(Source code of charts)
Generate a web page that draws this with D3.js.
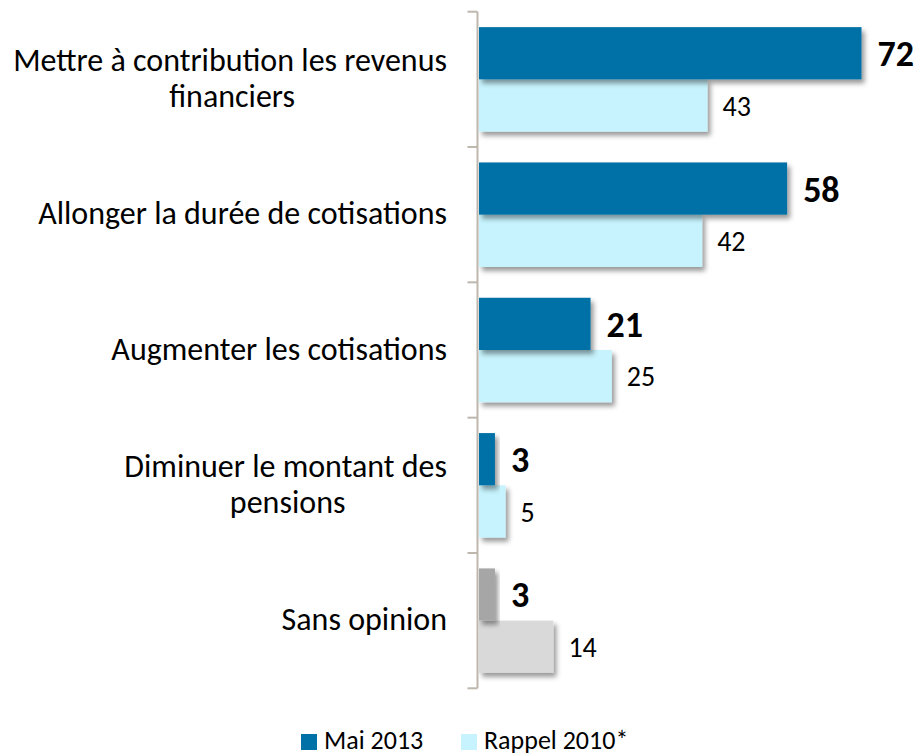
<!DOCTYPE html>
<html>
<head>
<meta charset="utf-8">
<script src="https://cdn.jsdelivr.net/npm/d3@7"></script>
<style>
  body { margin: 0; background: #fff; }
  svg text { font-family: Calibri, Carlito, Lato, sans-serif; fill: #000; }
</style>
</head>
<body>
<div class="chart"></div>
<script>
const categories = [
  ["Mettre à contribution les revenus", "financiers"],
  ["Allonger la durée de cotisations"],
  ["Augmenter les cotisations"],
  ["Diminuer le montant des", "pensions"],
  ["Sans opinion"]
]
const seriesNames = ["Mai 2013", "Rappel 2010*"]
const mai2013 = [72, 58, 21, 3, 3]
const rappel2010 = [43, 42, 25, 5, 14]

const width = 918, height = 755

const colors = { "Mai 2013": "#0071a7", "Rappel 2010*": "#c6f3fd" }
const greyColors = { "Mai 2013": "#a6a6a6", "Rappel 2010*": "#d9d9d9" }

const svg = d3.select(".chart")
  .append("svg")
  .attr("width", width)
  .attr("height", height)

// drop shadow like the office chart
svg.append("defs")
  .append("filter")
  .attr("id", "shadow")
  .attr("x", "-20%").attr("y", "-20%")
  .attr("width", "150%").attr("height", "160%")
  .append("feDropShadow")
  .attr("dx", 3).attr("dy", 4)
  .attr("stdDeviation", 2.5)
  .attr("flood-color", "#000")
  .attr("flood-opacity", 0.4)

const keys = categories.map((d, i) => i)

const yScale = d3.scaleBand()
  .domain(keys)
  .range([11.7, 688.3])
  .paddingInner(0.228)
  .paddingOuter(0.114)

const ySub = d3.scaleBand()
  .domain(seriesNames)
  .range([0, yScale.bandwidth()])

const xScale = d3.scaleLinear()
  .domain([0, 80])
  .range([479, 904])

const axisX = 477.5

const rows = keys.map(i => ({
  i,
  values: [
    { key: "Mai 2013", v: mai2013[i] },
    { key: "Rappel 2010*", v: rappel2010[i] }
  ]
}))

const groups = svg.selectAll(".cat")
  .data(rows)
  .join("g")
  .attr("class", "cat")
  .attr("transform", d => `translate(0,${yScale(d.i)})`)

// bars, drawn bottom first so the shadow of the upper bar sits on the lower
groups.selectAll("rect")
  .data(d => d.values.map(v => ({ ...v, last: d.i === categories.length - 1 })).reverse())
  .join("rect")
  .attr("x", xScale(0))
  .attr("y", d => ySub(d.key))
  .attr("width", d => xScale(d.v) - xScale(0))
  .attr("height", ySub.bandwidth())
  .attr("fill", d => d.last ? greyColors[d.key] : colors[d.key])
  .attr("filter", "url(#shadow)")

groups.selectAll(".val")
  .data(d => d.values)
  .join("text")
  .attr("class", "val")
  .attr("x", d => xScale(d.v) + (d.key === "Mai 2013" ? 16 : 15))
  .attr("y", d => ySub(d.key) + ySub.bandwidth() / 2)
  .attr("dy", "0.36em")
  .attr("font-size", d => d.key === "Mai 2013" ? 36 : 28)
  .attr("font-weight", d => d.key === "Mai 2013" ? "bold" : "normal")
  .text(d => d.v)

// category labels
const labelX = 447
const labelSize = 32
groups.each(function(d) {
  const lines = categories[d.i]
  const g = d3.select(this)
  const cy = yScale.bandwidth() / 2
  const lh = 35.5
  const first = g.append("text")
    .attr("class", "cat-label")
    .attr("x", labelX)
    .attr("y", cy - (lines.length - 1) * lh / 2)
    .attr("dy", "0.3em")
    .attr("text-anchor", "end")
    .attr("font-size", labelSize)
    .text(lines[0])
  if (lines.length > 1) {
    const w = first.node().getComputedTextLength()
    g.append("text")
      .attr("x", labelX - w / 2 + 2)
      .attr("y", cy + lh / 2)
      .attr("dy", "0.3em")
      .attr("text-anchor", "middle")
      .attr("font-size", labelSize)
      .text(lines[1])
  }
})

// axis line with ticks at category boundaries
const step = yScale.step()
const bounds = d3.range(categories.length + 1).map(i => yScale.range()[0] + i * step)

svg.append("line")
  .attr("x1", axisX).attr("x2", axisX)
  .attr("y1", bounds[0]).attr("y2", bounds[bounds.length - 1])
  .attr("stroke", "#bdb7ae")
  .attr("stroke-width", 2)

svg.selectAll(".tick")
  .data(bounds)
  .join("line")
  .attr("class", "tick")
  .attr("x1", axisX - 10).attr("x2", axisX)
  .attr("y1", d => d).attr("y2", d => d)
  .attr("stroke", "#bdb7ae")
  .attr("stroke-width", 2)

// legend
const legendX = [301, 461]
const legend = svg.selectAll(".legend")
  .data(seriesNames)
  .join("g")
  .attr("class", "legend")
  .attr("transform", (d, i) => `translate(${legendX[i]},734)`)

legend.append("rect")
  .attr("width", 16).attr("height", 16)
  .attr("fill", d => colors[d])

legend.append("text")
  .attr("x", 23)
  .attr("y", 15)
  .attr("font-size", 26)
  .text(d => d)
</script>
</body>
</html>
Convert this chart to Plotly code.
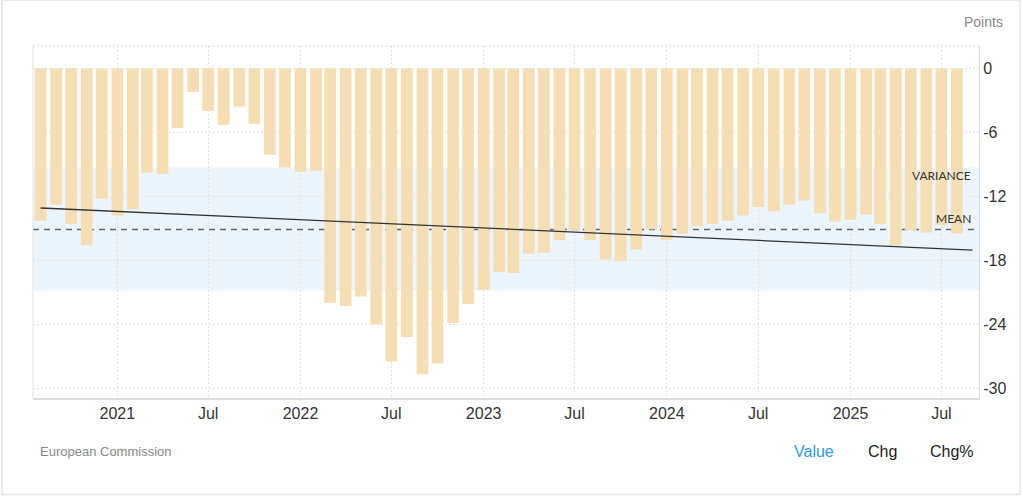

**OBJECTIVE**:
Restate the data above word for word. Skip every picture.

**COMPLETE ANSWER**:
Generate a web page that draws this with D3.js.
<!DOCTYPE html>
<html>
<head>
<meta charset="utf-8">
<script src="https://cdn.jsdelivr.net/npm/d3@7"></script>
<style>
  body { margin: 0; background: #fff; }
  svg text { font-family: Calibri, Carlito, Lato, sans-serif; fill: #000; }
</style>
</head>
<body>
<div class="chart"></div>
<script>
const categories = [
  ["Mettre à contribution les revenus", "financiers"],
  ["Allonger la durée de cotisations"],
  ["Augmenter les cotisations"],
  ["Diminuer le montant des", "pensions"],
  ["Sans opinion"]
]
const seriesNames = ["Mai 2013", "Rappel 2010*"]
const mai2013 = [72, 58, 21, 3, 3]
const rappel2010 = [43, 42, 25, 5, 14]

const width = 918, height = 755

const colors = { "Mai 2013": "#0071a7", "Rappel 2010*": "#c6f3fd" }
const greyColors = { "Mai 2013": "#a6a6a6", "Rappel 2010*": "#d9d9d9" }

const svg = d3.select(".chart")
  .append("svg")
  .attr("width", width)
  .attr("height", height)

// drop shadow like the office chart
svg.append("defs")
  .append("filter")
  .attr("id", "shadow")
  .attr("x", "-20%").attr("y", "-20%")
  .attr("width", "150%").attr("height", "160%")
  .append("feDropShadow")
  .attr("dx", 3).attr("dy", 4)
  .attr("stdDeviation", 2.5)
  .attr("flood-color", "#000")
  .attr("flood-opacity", 0.4)

const keys = categories.map((d, i) => i)

const yScale = d3.scaleBand()
  .domain(keys)
  .range([11.7, 688.3])
  .paddingInner(0.228)
  .paddingOuter(0.114)

const ySub = d3.scaleBand()
  .domain(seriesNames)
  .range([0, yScale.bandwidth()])

const xScale = d3.scaleLinear()
  .domain([0, 80])
  .range([479, 904])

const axisX = 477.5

const rows = keys.map(i => ({
  i,
  values: [
    { key: "Mai 2013", v: mai2013[i] },
    { key: "Rappel 2010*", v: rappel2010[i] }
  ]
}))

const groups = svg.selectAll(".cat")
  .data(rows)
  .join("g")
  .attr("class", "cat")
  .attr("transform", d => `translate(0,${yScale(d.i)})`)

// bars, drawn bottom first so the shadow of the upper bar sits on the lower
groups.selectAll("rect")
  .data(d => d.values.map(v => ({ ...v, last: d.i === categories.length - 1 })).reverse())
  .join("rect")
  .attr("x", xScale(0))
  .attr("y", d => ySub(d.key))
  .attr("width", d => xScale(d.v) - xScale(0))
  .attr("height", ySub.bandwidth())
  .attr("fill", d => d.last ? greyColors[d.key] : colors[d.key])
  .attr("filter", "url(#shadow)")

groups.selectAll(".val")
  .data(d => d.values)
  .join("text")
  .attr("class", "val")
  .attr("x", d => xScale(d.v) + (d.key === "Mai 2013" ? 16 : 15))
  .attr("y", d => ySub(d.key) + ySub.bandwidth() / 2)
  .attr("dy", "0.36em")
  .attr("font-size", d => d.key === "Mai 2013" ? 36 : 28)
  .attr("font-weight", d => d.key === "Mai 2013" ? "bold" : "normal")
  .text(d => d.v)

// category labels
const labelX = 447
const labelSize = 32
groups.each(function(d) {
  const lines = categories[d.i]
  const g = d3.select(this)
  const cy = yScale.bandwidth() / 2
  const lh = 35.5
  const first = g.append("text")
    .attr("class", "cat-label")
    .attr("x", labelX)
    .attr("y", cy - (lines.length - 1) * lh / 2)
    .attr("dy", "0.3em")
    .attr("text-anchor", "end")
    .attr("font-size", labelSize)
    .text(lines[0])
  if (lines.length > 1) {
    const w = first.node().getComputedTextLength()
    g.append("text")
      .attr("x", labelX - w / 2 + 2)
      .attr("y", cy + lh / 2)
      .attr("dy", "0.3em")
      .attr("text-anchor", "middle")
      .attr("font-size", labelSize)
      .text(lines[1])
  }
})

// axis line with ticks at category boundaries
const step = yScale.step()
const bounds = d3.range(categories.length + 1).map(i => yScale.range()[0] + i * step)

svg.append("line")
  .attr("x1", axisX).attr("x2", axisX)
  .attr("y1", bounds[0]).attr("y2", bounds[bounds.length - 1])
  .attr("stroke", "#bdb7ae")
  .attr("stroke-width", 2)

svg.selectAll(".tick")
  .data(bounds)
  .join("line")
  .attr("class", "tick")
  .attr("x1", axisX - 10).attr("x2", axisX)
  .attr("y1", d => d).attr("y2", d => d)
  .attr("stroke", "#bdb7ae")
  .attr("stroke-width", 2)

// legend
const legendX = [301, 461]
const legend = svg.selectAll(".legend")
  .data(seriesNames)
  .join("g")
  .attr("class", "legend")
  .attr("transform", (d, i) => `translate(${legendX[i]},734)`)

legend.append("rect")
  .attr("width", 16).attr("height", 16)
  .attr("fill", d => colors[d])

legend.append("text")
  .attr("x", 23)
  .attr("y", 15)
  .attr("font-size", 26)
  .text(d => d)
</script>
</body>
</html>
Convert this chart to Plotly code.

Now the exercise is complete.